A historic pile of pandemic savings continued to swell late last year, hitting $350 billion in the third quarter of 2022 from $300 billion at the outset of the pandemic, fuelled mostly by Canada’s wealthiest citizens, who appear to have lost faith in equities and housing, according to economists Claire Fan and Nathan Janzen.
Citing data from Statistics Canada, they estimate savings among the top 40 per cent of earners rose 28 per cent from the first quarter of 2020 to the third quarter of 2022. And “these higher-earning households will likely continue to save,” the pair said in the report, because their consumer confidence has been shaken. “Lower consumer confidence typically leads to more saving, not less.”
The economists said data indicates chartered bank demand deposits — savings, chequing and money market accounts — have started to decline, but the money is being shifted into term deposits, which pay a greater return in exchange for the cash being locked in for a certain period of time.
Apparently, financial anxiety can strike in any income bracket and wealthier Canadians have had plenty of reason to harbour some money fears. According to a previous RBC estimate, “more than $1 trillion in assets were wiped out over the second and third quarters of last year as housing and financial markets retrenched.”
Rising interest rates, climbing a total of 425 basis to 4.5 per cent on Jan. 25 from 0.25 per cent in March 2022, are a prime reason for the wealthiest’s declining fortunes. The end of cheap money also helped push down the average national home price by 12 per cent in 2022, the Canadian Real Estate Association said earlier in January. The S&P/TSX composite index pulled back 8.7 per cent for the year, although it was down more than 14 per cent at its nadir in 2022.
Nevertheless, Canadians’ net worth remains higher than pre-pandemic levels, even though they feel “much less wealthy,” the RBC economists said.
Aside from the size of the savings hoard — 4.5 years’ worth of “pre-pandemic spending on food and restaurants” — Fan and Janzen noted that the boom in discretionary spending when the economic gates were thrown open appears to have been funded by income earnings.
“This was enabled by a rapid recovery in labour markets in the first half of the year, which offset the wind down of government aid,” they said.
The economy created a net total of 381,000 positions in 2022, TD Economics said following the release of employment numbers for December and the year by Statistics Canada. The jobs data also showed that the average hourly wage continued to rise, increasing 5.1 per cent year over year.
But with so much undeployed cash still on the sidelines, Fan and Janzen worry that unleashing it would just delay the inevitable and lead to higher inflation, higher interest rates and possibly a worse recession.

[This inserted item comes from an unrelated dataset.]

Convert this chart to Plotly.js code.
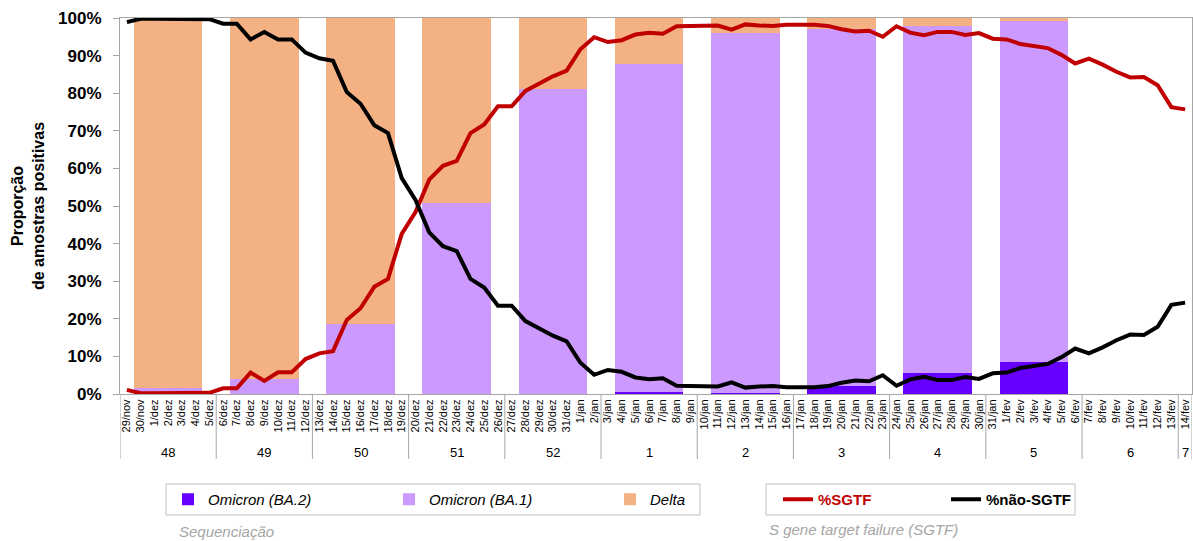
<!DOCTYPE html>
<html>
<head>
<meta charset="utf-8">
<script src="https://cdn.plot.ly/plotly-3.0.1.min.js"></script>
<style>html,body{margin:0;padding:0;background:#fff;}</style>
</head>
<body>
<div id="chart" style="width:1193px;height:541px;"></div>
<script>
// ---- data ----
const dates = ['29/nov','30/nov',
 '1/dez','2/dez','3/dez','4/dez','5/dez','6/dez','7/dez','8/dez','9/dez','10/dez','11/dez','12/dez','13/dez','14/dez','15/dez','16/dez','17/dez','18/dez','19/dez','20/dez','21/dez','22/dez','23/dez','24/dez','25/dez','26/dez','27/dez','28/dez','29/dez','30/dez','31/dez',
 '1/jan','2/jan','3/jan','4/jan','5/jan','6/jan','7/jan','8/jan','9/jan','10/jan','11/jan','12/jan','13/jan','14/jan','15/jan','16/jan','17/jan','18/jan','19/jan','20/jan','21/jan','22/jan','23/jan','24/jan','25/jan','26/jan','27/jan','28/jan','29/jan','30/jan','31/jan',
 '1/fev','2/fev','3/fev','4/fev','5/fev','6/fev','7/fev','8/fev','9/fev','10/fev','11/fev','12/fev','13/fev','14/fev'];

const weeks = ['48','49','50','51','52','1','2','3','4','5','6','7'];
const daysPerWeek = [7,7,7,7,7,7,7,7,7,7,7,1];

const sgtf = [1.1,0.2,0.2,0.2,0.2,0.2,0.3,1.5,1.5,5.7,3.5,5.8,5.8,9.3,10.8,11.4,19.7,22.8,28.5,30.6,
 42.6,48.4,57.0,60.7,62.0,69.4,71.7,76.5,76.5,80.6,82.5,84.5,86.0,91.7,94.9,93.6,94.1,95.6,96.1,95.8,
 97.8,97.9,98.1,98.0,96.9,98.3,98.0,97.9,98.2,98.2,98.2,97.9,97.0,96.4,96.6,95.0,97.8,96.1,95.4,96.3,
 96.3,95.5,96.0,94.5,94.3,93.1,92.5,92.0,90.2,87.9,89.2,87.6,85.7,84.2,84.3,82.1,76.3,75.7];

const naoSgtf = [98.9,99.8,99.8,99.8,99.8,99.8,99.7,98.5,98.5,94.3,96.3,94.3,94.3,90.8,89.3,88.6,80.3,77.2,71.5,69.4,
 57.4,51.6,43.0,39.3,38.0,30.6,28.3,23.5,23.5,19.4,17.5,15.5,14.0,8.3,5.1,6.4,5.9,4.4,3.9,4.2,
 2.2,2.1,1.9,2.0,3.1,1.7,2.0,2.1,1.8,1.8,1.8,2.1,3.0,3.6,3.4,5.0,2.2,3.9,4.6,3.7,
 3.7,4.5,4.0,5.5,5.7,6.9,7.5,8.0,9.8,12.1,10.8,12.4,14.3,15.8,15.7,17.9,23.7,24.3];

// sequencing, one value per week (weeks 48 .. 5)
const seqWeeks = ['48','49','50','51','52','1','2','3','4','5'];
const ba2   = [0,0,0,0,0,0.5,0.3,2.2,5.6,8.5];
const ba1   = [1.5,4.1,18.6,50.8,81.0,87.4,95.8,94.9,92.4,90.8];
const delta = [98.5,95.9,81.4,49.2,19.0,12.1,3.9,2.9,2.0,0.7];

// ---- derived positions ----
const dayIdx = dates.map((d,i)=>i);
const weekStart = [];
let acc = 0;
daysPerWeek.forEach(n=>{weekStart.push(acc); acc+=n;});
const seqX = seqWeeks.map(w=>weekStart[weeks.indexOf(w)] + 3);   // centred on Thursday

const FONT = 'Arial, "Liberation Sans", sans-serif';
const barCommon = {type:'bar', x:seqX, width:5, legend:'legend', hoverinfo:'skip'};

const traces = [
  Object.assign({}, barCommon, {name:'Omicron (BA.2)', y:ba2,   marker:{color:'#6600FF', line:{width:0}}}),
  Object.assign({}, barCommon, {name:'Omicron (BA.1)', y:ba1,   marker:{color:'#CC99FF', line:{width:0}}}),
  Object.assign({}, barCommon, {name:'Delta',          y:delta, marker:{color:'#F4B183', line:{width:0}}}),
  {type:'scatter', mode:'lines', x:dayIdx, y:sgtf, name:'<span style="color:#C00000">%SGTF</span>',
   line:{color:'#C00000', width:4}, legend:'legend2', hoverinfo:'skip'},
  {type:'scatter', mode:'lines', x:dayIdx, y:naoSgtf, name:'%não-SGTF',
   line:{color:'#000000', width:4}, legend:'legend2', hoverinfo:'skip'}
];

// plot area pixels: x 120..1192, y 18..394
const px = p => (p-120)/1072;
const py = p => (394-p)/376;

const shapes = [];
const annotations = [];
weekStart.forEach((s,i)=>{
  shapes.push({type:'line', xref:'x', yref:'paper', x0:s-0.5, x1:s-0.5, y0:0, y1:py(459), line:{color:'#A6A6A6', width:1}});
  annotations.push({xref:'x', yref:'paper', x:s+(daysPerWeek[i]-1)/2, y:py(452), text:weeks[i], showarrow:false,
    font:{family:FONT, size:13, color:'#000'}, xanchor:'center', yanchor:'middle'});
});
shapes.push({type:'line', xref:'x', yref:'paper', x0:dates.length-0.5, x1:dates.length-0.5, y0:0, y1:py(459), line:{color:'#A6A6A6', width:1}});
// legend frames
shapes.push({type:'rect', xref:'paper', yref:'paper', x0:px(166), x1:px(700), y0:py(484), y1:py(515), line:{color:'#BFBFBF', width:1}});
shapes.push({type:'rect', xref:'paper', yref:'paper', x0:px(766), x1:px(1075), y0:py(484), y1:py(515), line:{color:'#BFBFBF', width:1}});

annotations.push({xref:'paper', yref:'paper', x:px(177), y:py(531), text:'Sequenciação', showarrow:false, xanchor:'left', yanchor:'middle',
  font:{family:FONT, size:15, color:'#A6A6A6', style:'italic'}});
annotations.push({xref:'paper', yref:'paper', x:px(767), y:py(529), text:'S gene target failure (SGTF)', showarrow:false, xanchor:'left', yanchor:'middle',
  font:{family:FONT, size:15, color:'#A6A6A6', style:'italic'}});

const layout = {
  width:1193, height:541,
  margin:{l:120, r:1, t:18, b:147, pad:0},
  paper_bgcolor:'#fff', plot_bgcolor:'#fff',
  barmode:'stack', bargap:0,
  font:{family:FONT, color:'#000'},
  xaxis:{range:[-0.5, dates.length-0.5], tickmode:'array', tickvals:dayIdx, ticktext:dates, tickangle:-90,
    tickfont:{family:FONT, size:11, color:'#000'}, ticks:'', showgrid:false, zeroline:false,
    showline:true, linecolor:'#A6A6A6', linewidth:1, mirror:true, automargin:false, fixedrange:true},
  yaxis:{range:[0,100], dtick:10, ticksuffix:'%', tickfont:{family:FONT, size:17, weight:'bold', color:'#000'},
    ticks:'outside', ticklen:6, tickcolor:'#A6A6A6', ticklabelstandoff:8, showgrid:false, zeroline:false,
    showline:true, linecolor:'#A6A6A6', linewidth:1, mirror:true, automargin:false, fixedrange:true,
    title:{text:'Proporção<br>de amostras positivas', font:{family:FONT, size:16, weight:'bold', color:'#000'}, standoff:9}},
  showlegend:true,
  legend:{orientation:'h', x:px(168), y:py(499.5), xanchor:'left', yanchor:'middle', bgcolor:'rgba(0,0,0,0)',
    borderwidth:0, entrywidth:176, entrywidthmode:'pixels', traceorder:'normal',
    font:{family:FONT, size:15, style:'italic', color:'#000'}},
  legend2:{orientation:'h', x:px(778), y:py(499.5), xanchor:'left', yanchor:'middle', bgcolor:'rgba(0,0,0,0)',
    borderwidth:0, entrywidth:123, entrywidthmode:'pixels', traceorder:'normal',
    font:{family:FONT, size:15, weight:'bold', color:'#000'}},
  shapes:shapes,
  annotations:annotations
};

Plotly.newPlot('chart', traces, layout, {displayModeBar:false, staticPlot:true});
</script>
</body>
</html>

The consumer price index indicates “excess demand” remains, backed, for example, by elevated prices for services. Other surveys, including the Bank of Canada’s outlook survey, show that employers are still having trouble hiring workers.
“As we noted in previous work, household net worth — which spiked during the pandemic — is now shifting from a driver to a drag on spending growth,” Fan and Janzen said.